As I talked about before in my post about our financial journey, I did not start out as a money-saver. It’s a mindset that I have grown over the years. At the beginning, I was quite the opposite. I loved eating out, shopping, and spending frivolously! It’s a struggle I still have to reign in sometimes.
So when I say that saving money is not always easy, I get it. I know how hard it is to pass up something that you WANT NOW in exchange for a more secure future for your family later. The right now is a tangible thing, while the later is more arbitrary.
I was thinking about the process that I went through, and I’ve come up with this list of 5 steps you need to go through to become a money saver extraordinaire!
STEP 1: Write down your goals.
Countless business and life experts talk about how important it is to have written goals. Your financial plan is no different. If you don’t know why you’re saving, it will be even harder to stick with it.
Saving for a beach retirement? New house? Want to pay cash for a car? Or college for your children? All of the above? Print out some pictures and make a dream board. Hang it somewhere you will see it often, to remind of your WHY when you want a big TV or a new car or your friend shares about their latest vacation.
STEP 2: Get your spouse on the same page.
This step is integral. It’s nearly impossible to get anywhere if one spouse is saving like crazy and the other is spending it all. Sit down and have a discussion together about your future. Explain why you don’t want to be in debt any more. I really recommend going through Dave Ramsey’s Financial Peace University together, if you can. It is a great way for BOTH spouses to learn and grow together toward financial freedom.
STEP 3: Make a written plan.
Yes, I’m talking about the B word… budget. It doesn’t have to be super restrictive at first. The most important part is to track your spending, know where your money is going, and to make a plan to implement changes to make it better (that’s step 4). I think it works well for both you and your spouse to write separate budgets, then get together and discuss it, meeting in the middle when necessary. For example: you want to spend $200 a month on eating out, they want to spend $50, then you agree on $125. If your budget is really high in the beginning, that’s okay! Just having a plan is the important part at first.
STEP 4: Implement little changes.
Some people read the internet, and blogs like mine, and get completely overwhelmed with all the things they think they have to do to save money. You all need to realize that I didn’t wake up one day and decide to do 1,000 things differently! I made (and am still making) one small change at a time. After a while, it will add up, and you will see that you are making a big dent in your budget.
Start with 2 new things a month — or maybe even 1 a week, if you are really motivated. Browse the internet for ideas, or look through my “Saving Money” section. It might be that you start making your own laundry detergent. Then next week you switch your cell phone plan. Then you cut back on fuel consumption for your vehicles. Then you make pancake mix from scratch. Every little change adds up. If you do one new thing a week, a year from now that’s 52 changes! Ten years from now, it’s 520!

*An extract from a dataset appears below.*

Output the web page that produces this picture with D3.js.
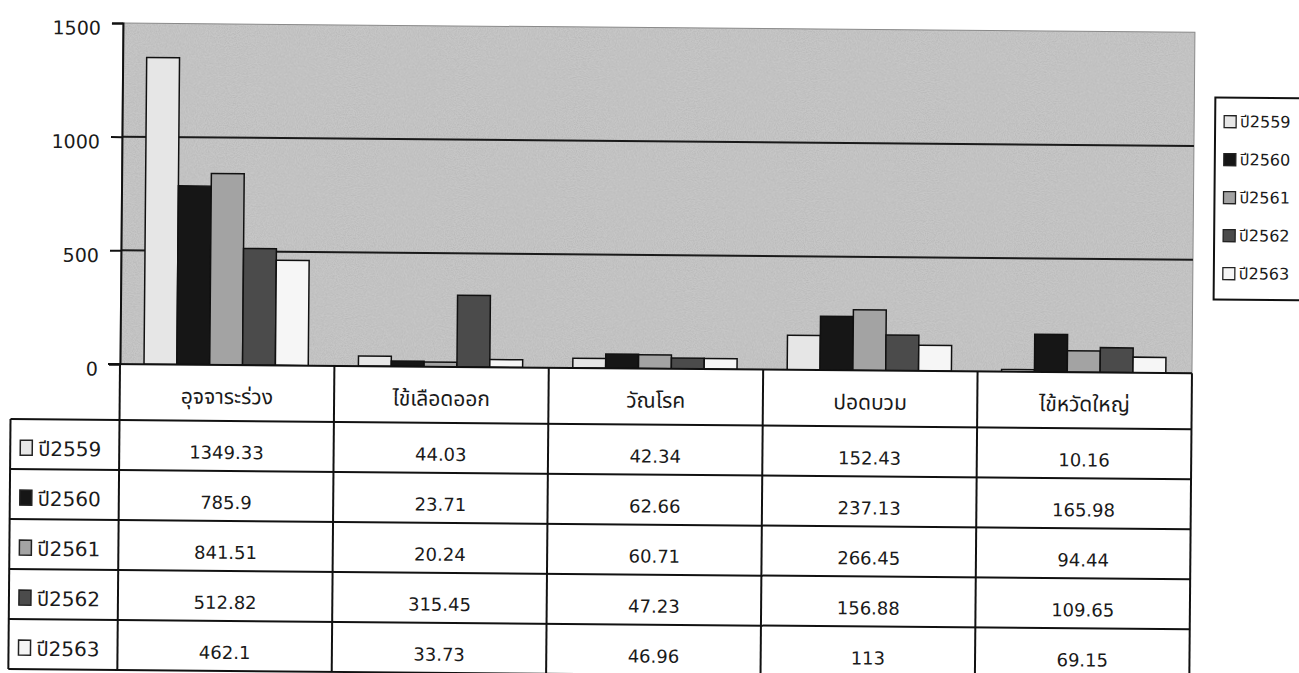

STEP 5: Keep re-evaluating.
It’s great to make a budget and a plan and goals, but those things will get you nowhere if you don’t keep up with it. Schedule a time each week to log into your bank and update your spending so far. Go to a cash-only envelope system. Have a monthly budget meeting with your spouse, to talk about where your money went this month, where you went over a little and why. Talk about ways to make it better. Readjust the budget if needed. A budget is a fluid thing, always changing! Life changes as we move homes, have children, kids grow, and get involved in different activities. Your budget needs to change with you.
Keep dreaming about the future with your spouse. Talk about how you want to retire and things you want to do together. That will give you an optimistic perspective on your financial picture, instead of the hopeless feeling that many people have every time they talk about money. And lastly, give thanks to God for what you have. Contentment comes from within, and thanking Him for your blessings is one way to have contentment in your current situation, without always trying to keep up with the Joneses.
I hope this all helps you get your footing for a secure financial foundation!